When companies are buffeted by tumultuous events, hit by big, fast-moving forces that can neither be predicted nor controlled, what distinguishes those who perform exceptionally well from those who underperform or worse? How do some companies perform well when no one knows what’s coming next?
Some companies and leaders navigate this type of world exceptionally well. They don’t merely react; they create. They don’t merely survive; they prevail. They don’t merely succeed; they thrive. They build great enterprises that can endure. Collins does not believe that chaos, uncertainty, and instability are good; companies, leaders, organizations, and societies do not thrive on chaos. But they can thrive in chaos.
The companies and leaders who thrive in these circumstances Collins and his team call 10Xers. They labeled these high-performing study cases with the moniker “10X” because they didn’t merely get by or just become successful. They truly thrived. Every 10X case beat its industry index by at least 10 times.

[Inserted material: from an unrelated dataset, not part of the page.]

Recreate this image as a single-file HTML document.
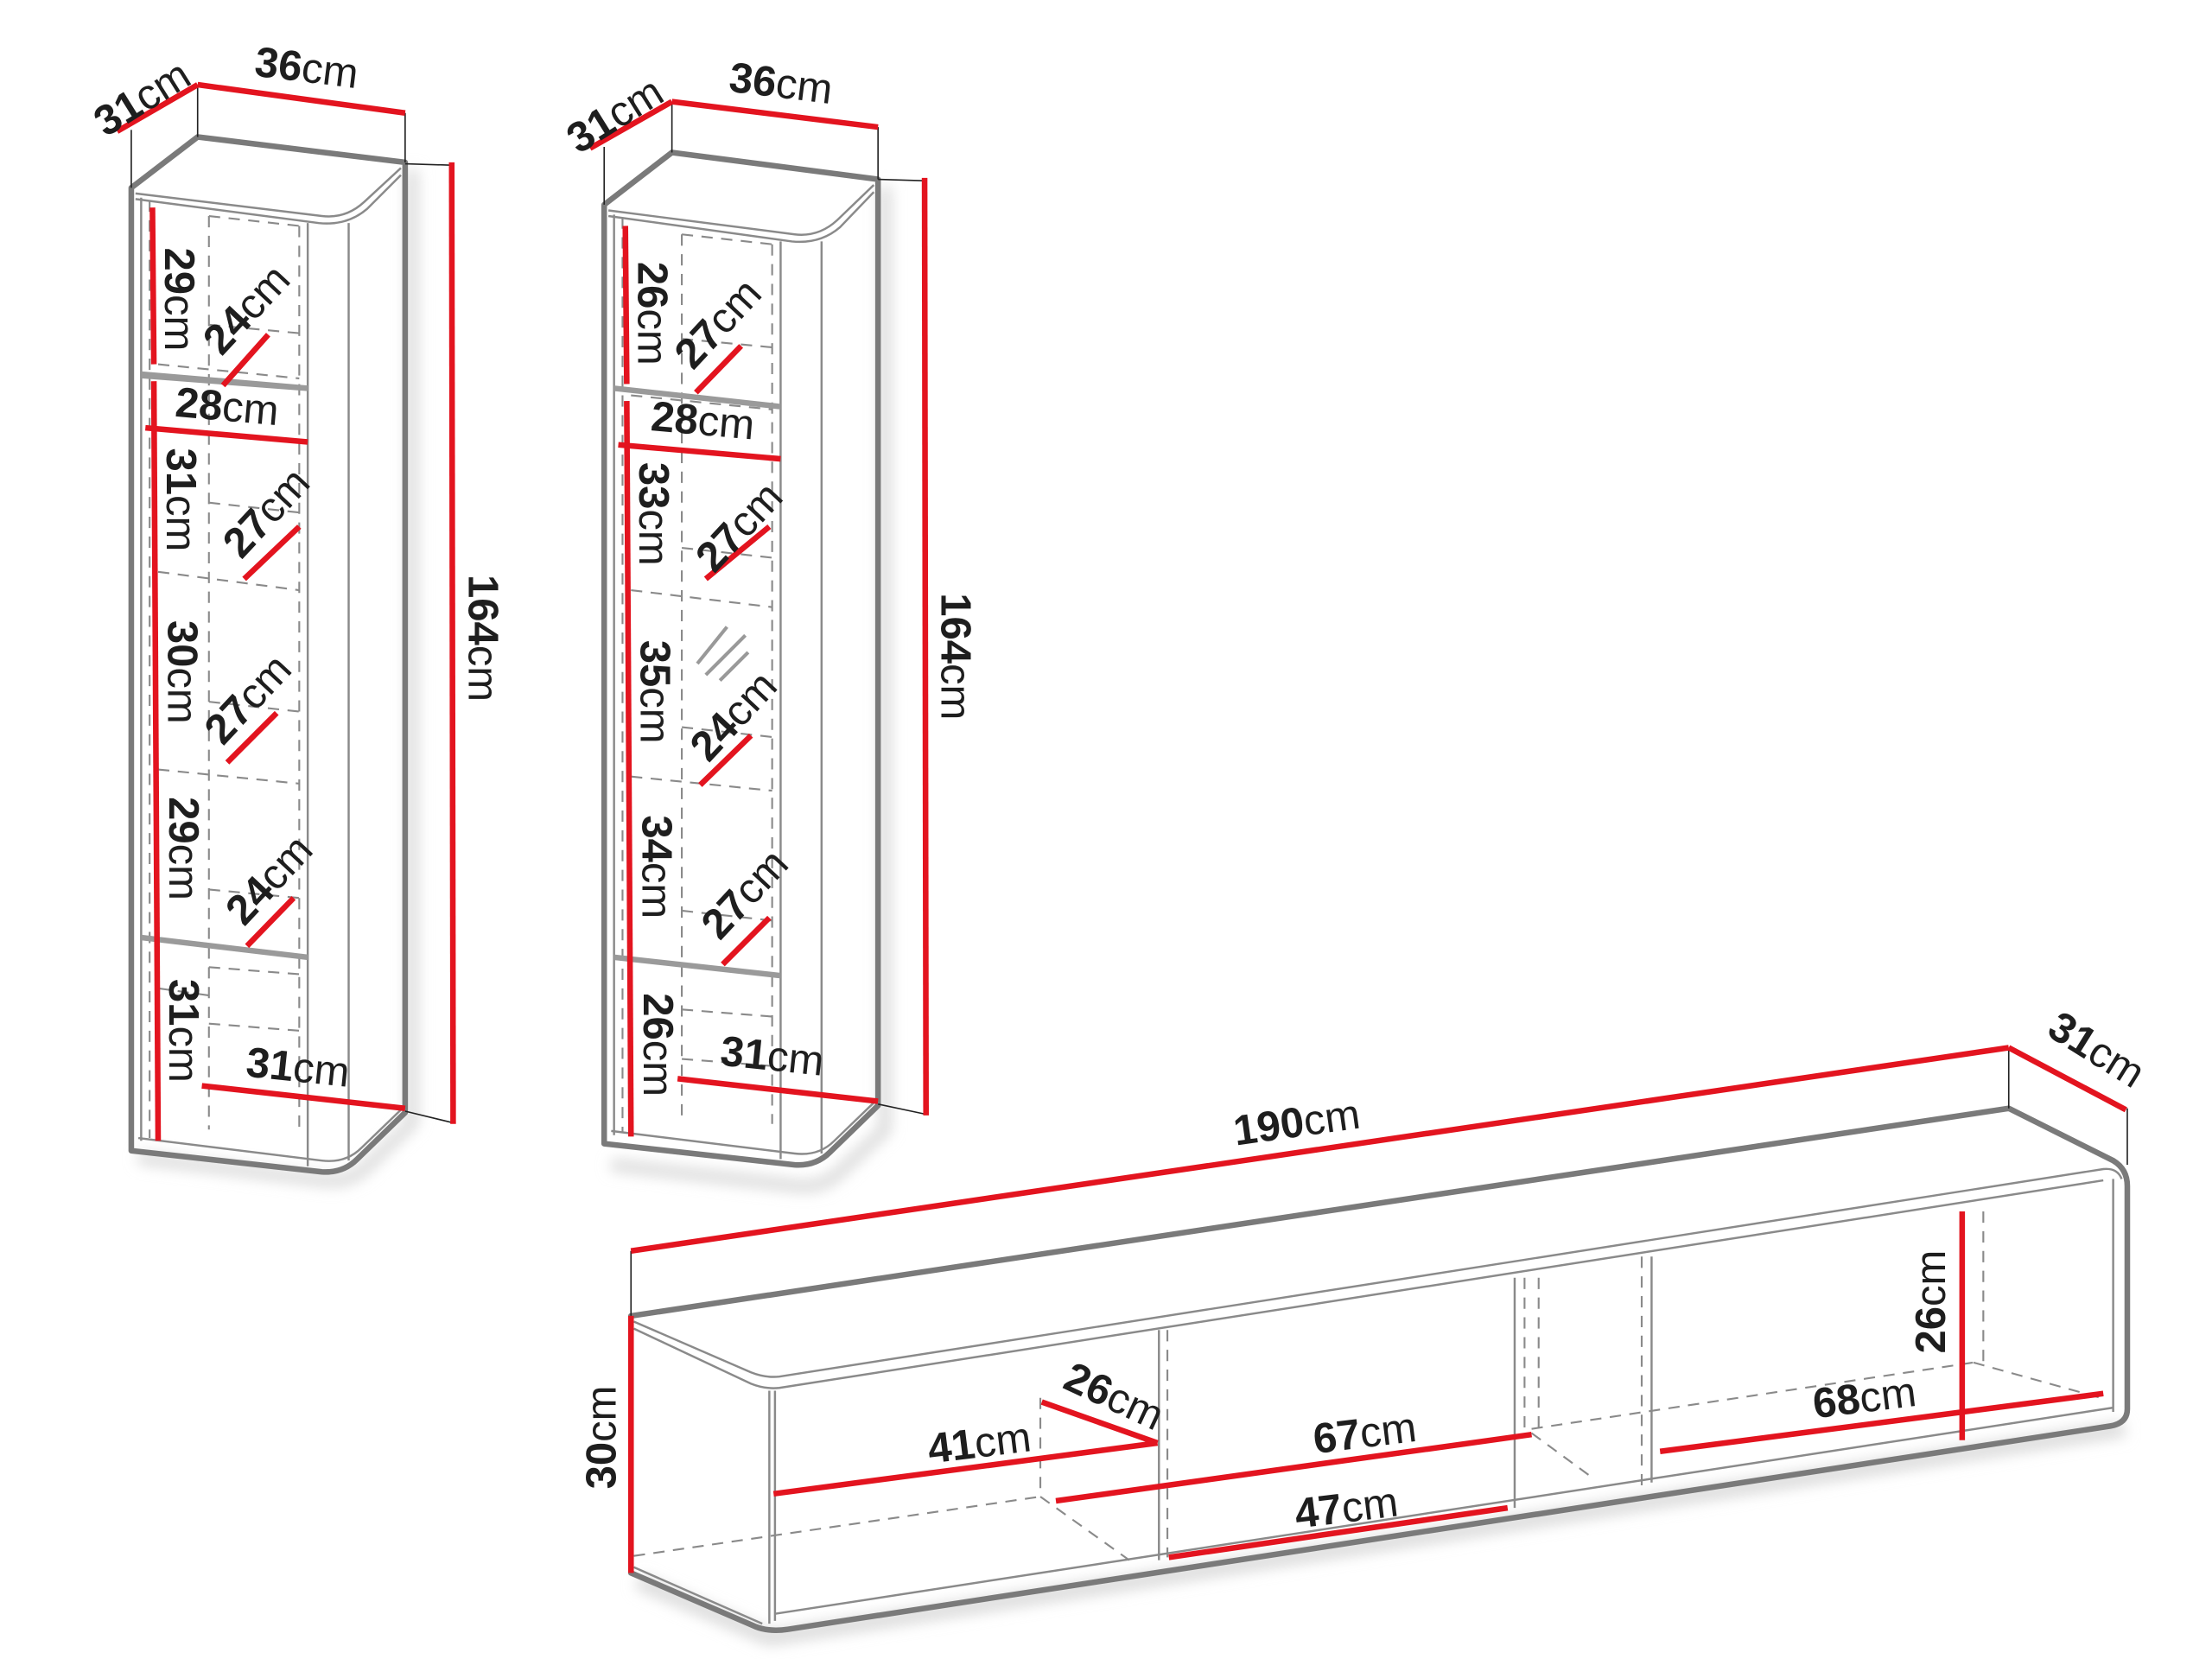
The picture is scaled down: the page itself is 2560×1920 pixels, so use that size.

These 10Xers met three basic tests:
1. The enterprise sustained truly spectacular results for an era of 15+ years relative to the general stock market and relative to its industry.
2. The enterprise achieved these results in a particularly turbulent environment, full of events that were uncontrollable, fast-moving, uncertain, and potentially harmful.
3. The enterprise began its rise to greatness from a position of vulnerability, being young and/or small at the start of its 10X journey.
I’ve not completed it all, in fact I’m about 25% done. So far there’s a wealth of information to share. The part that didn’t surprise me and shouldn’t surprise you if you’ve read any of Collins previous work is that the findings support the concept of Strategic Discipline. In fact these companies and their leaders weren’t just disciplined, they were fanatically disciplined.
Of course I’ll have more to follow next blog.